* WRITTEN PROBLEM
Without including the pictures, copy out every line below.

* INFORMATION SUPPLIED
· · · · · · ·
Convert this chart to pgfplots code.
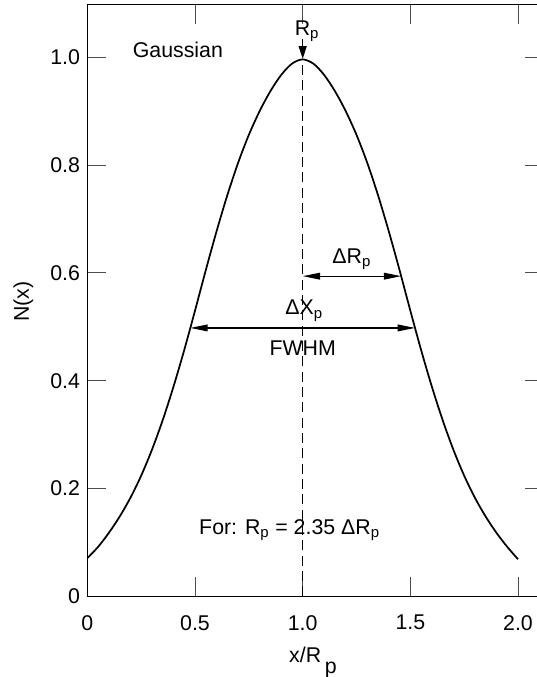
\documentclass[border=0pt]{standalone}
\usepackage{fontspec}
\setmainfont{Liberation Sans}
\usepackage{pgfplots}
\pgfplotsset{compat=1.18}
\usetikzlibrary{arrows.meta}

\begin{document}
\fontsize{16pt}{19pt}\selectfont
\begin{tikzpicture}
\begin{axis}[
  name=ax,
  scale only axis,
  width=342.5pt, height=443.85pt,
  xmin=0, xmax=2.1207, ymin=0, ymax=1.0975,
  axis line style={line width=1.2pt, black},
  tick style={line width=0.75pt, black!70},
  tick align=inside,
  major tick length=14.25pt,
  xtick={0,0.5,1,1.5,2},
  xticklabels={0,0.5,1.0,1.5,2.0},
  ytick={0,0.2,0.4,0.6,0.8,1.0},
  yticklabels={0,0.2,0.4,0.6,0.8,1.0},
  xtick pos=both, ytick pos=both,
  xticklabel pos=lower, yticklabel pos=left,
  every tick label/.append style={font=\fontsize{16pt}{19pt}\selectfont},
  xticklabel style={yshift=-8.5pt},
  ylabel={N(x)},
  ylabel style={at={(axis description cs:-0.140,0.498)}, anchor=center, rotate=0},
  xlabel={x/R\,\raisebox{-8.5pt}{p}},
  xlabel style={at={(axis description cs:0.494,-0.111)}, anchor=base},
  clip=false,
]
% implanted profile N(x), peak at x = Rp
\addplot[black, line width=1.3pt, smooth] coordinates {
  (0.00,0.071) (0.05,0.092) (0.10,0.118) (0.15,0.148) (0.20,0.183)
  (0.25,0.224) (0.30,0.272) (0.35,0.327) (0.40,0.389) (0.45,0.457)
  (0.50,0.530) (0.55,0.605) (0.60,0.677) (0.65,0.744) (0.70,0.804)
  (0.75,0.856) (0.80,0.900) (0.85,0.937) (0.90,0.967) (0.95,0.988)
  (1.00,0.996)
  (1.05,0.988) (1.10,0.967) (1.15,0.937) (1.20,0.900) (1.25,0.856)
  (1.30,0.804) (1.35,0.744) (1.40,0.677) (1.45,0.605) (1.50,0.530)
  (1.55,0.457) (1.60,0.389) (1.65,0.327) (1.70,0.272) (1.75,0.224)
  (1.80,0.183) (1.85,0.148) (1.90,0.118) (1.95,0.092) (2.00,0.069)
};
% projected range marker
\addplot[black, line width=0.9pt, dash pattern=on 7.5pt off 4pt] coordinates {(1,0) (1,0.996)};

% Rp arrow onto the peak
\draw[line width=0.9pt, -{Triangle[length=9.5pt,width=6pt]}] (axis cs:1,1.033) -- (axis cs:1,0.997);
\node[anchor=base] at (axis cs:1.02,1.041) {R\textsubscript{p}};

% straggle Delta Rp
\draw[line width=0.9pt, {Triangle[length=13pt,width=5pt]}-{Triangle[length=13pt,width=5pt]}]
  (axis cs:1,0.594) -- (axis cs:1.458,0.594);
\node[anchor=base] at (axis cs:1.228,0.618) {ΔR\textsubscript{p}};

% full width at half maximum
\draw[line width=0.9pt, {Triangle[length=13pt,width=5pt]}-{Triangle[length=13pt,width=5pt]}]
  (axis cs:0.478,0.498) -- (axis cs:1.522,0.498);
\node[anchor=base] at (axis cs:1.007,0.5225) {ΔX\textsubscript{p}};
\node[anchor=base] at (axis cs:1.0,0.447) {FWHM};

\node[anchor=base west] at (axis cs:0.177,1.0) {Gaussian};
\node[anchor=base] at (axis cs:0.939,0.115) {For: R\textsubscript{p} = 2.35 ΔR\textsubscript{p}};
\end{axis}
\pgfresetboundingbox
\path[use as bounding box] (ax.south west) ++(-65.5pt,-60.4pt) rectangle ++(402pt,507.75pt);
\end{tikzpicture}
\end{document}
· · · · · · ·
* COMPLETED EXERCISE
Convert this chart to pgfplots code.
\documentclass[border=0pt]{standalone}
\usepackage{fontspec}
\setmainfont{Liberation Sans}
\usepackage{pgfplots}
\pgfplotsset{compat=1.18}
\usetikzlibrary{arrows.meta}

\begin{document}
\fontsize{16pt}{19pt}\selectfont
\begin{tikzpicture}
\begin{axis}[
  name=ax,
  scale only axis,
  width=342.5pt, height=443.85pt,
  xmin=0, xmax=2.1207, ymin=0, ymax=1.0975,
  axis line style={line width=1.2pt, black},
  tick style={line width=0.75pt, black!70},
  tick align=inside,
  major tick length=14.25pt,
  xtick={0,0.5,1,1.5,2},
  xticklabels={0,0.5,1.0,1.5,2.0},
  ytick={0,0.2,0.4,0.6,0.8,1.0},
  yticklabels={0,0.2,0.4,0.6,0.8,1.0},
  xtick pos=both, ytick pos=both,
  xticklabel pos=lower, yticklabel pos=left,
  every tick label/.append style={font=\fontsize{16pt}{19pt}\selectfont},
  xticklabel style={yshift=-8.5pt},
  ylabel={N(x)},
  ylabel style={at={(axis description cs:-0.140,0.498)}, anchor=center, rotate=0},
  xlabel={x/R\,\raisebox{-8.5pt}{p}},
  xlabel style={at={(axis description cs:0.494,-0.111)}, anchor=base},
  clip=false,
]
% implanted profile N(x), peak at x = Rp
\addplot[black, line width=1.3pt, smooth] coordinates {
  (0.00,0.071) (0.05,0.092) (0.10,0.118) (0.15,0.148) (0.20,0.183)
  (0.25,0.224) (0.30,0.272) (0.35,0.327) (0.40,0.389) (0.45,0.457)
  (0.50,0.530) (0.55,0.605) (0.60,0.677) (0.65,0.744) (0.70,0.804)
  (0.75,0.856) (0.80,0.900) (0.85,0.937) (0.90,0.967) (0.95,0.988)
  (1.00,0.996)
  (1.05,0.988) (1.10,0.967) (1.15,0.937) (1.20,0.900) (1.25,0.856)
  (1.30,0.804) (1.35,0.744) (1.40,0.677) (1.45,0.605) (1.50,0.530)
  (1.55,0.457) (1.60,0.389) (1.65,0.327) (1.70,0.272) (1.75,0.224)
  (1.80,0.183) (1.85,0.148) (1.90,0.118) (1.95,0.092) (2.00,0.069)
};
% projected range marker
\addplot[black, line width=0.9pt, dash pattern=on 7.5pt off 4pt] coordinates {(1,0) (1,0.996)};

% Rp arrow onto the peak
\draw[line width=0.9pt, -{Triangle[length=9.5pt,width=6pt]}] (axis cs:1,1.033) -- (axis cs:1,0.997);
\node[anchor=base] at (axis cs:1.02,1.041) {R\textsubscript{p}};

% straggle Delta Rp
\draw[line width=0.9pt, {Triangle[length=13pt,width=5pt]}-{Triangle[length=13pt,width=5pt]}]
  (axis cs:1,0.594) -- (axis cs:1.458,0.594);
\node[anchor=base] at (axis cs:1.228,0.618) {ΔR\textsubscript{p}};

% full width at half maximum
\draw[line width=0.9pt, {Triangle[length=13pt,width=5pt]}-{Triangle[length=13pt,width=5pt]}]
  (axis cs:0.478,0.498) -- (axis cs:1.522,0.498);
\node[anchor=base] at (axis cs:1.007,0.5225) {ΔX\textsubscript{p}};
\node[anchor=base] at (axis cs:1.0,0.447) {FWHM};

\node[anchor=base west] at (axis cs:0.177,1.0) {Gaussian};
\node[anchor=base] at (axis cs:0.939,0.115) {For: R\textsubscript{p} = 2.35 ΔR\textsubscript{p}};
\end{axis}
\pgfresetboundingbox
\path[use as bounding box] (ax.south west) ++(-65.5pt,-60.4pt) rectangle ++(402pt,507.75pt);
\end{tikzpicture}
\end{document}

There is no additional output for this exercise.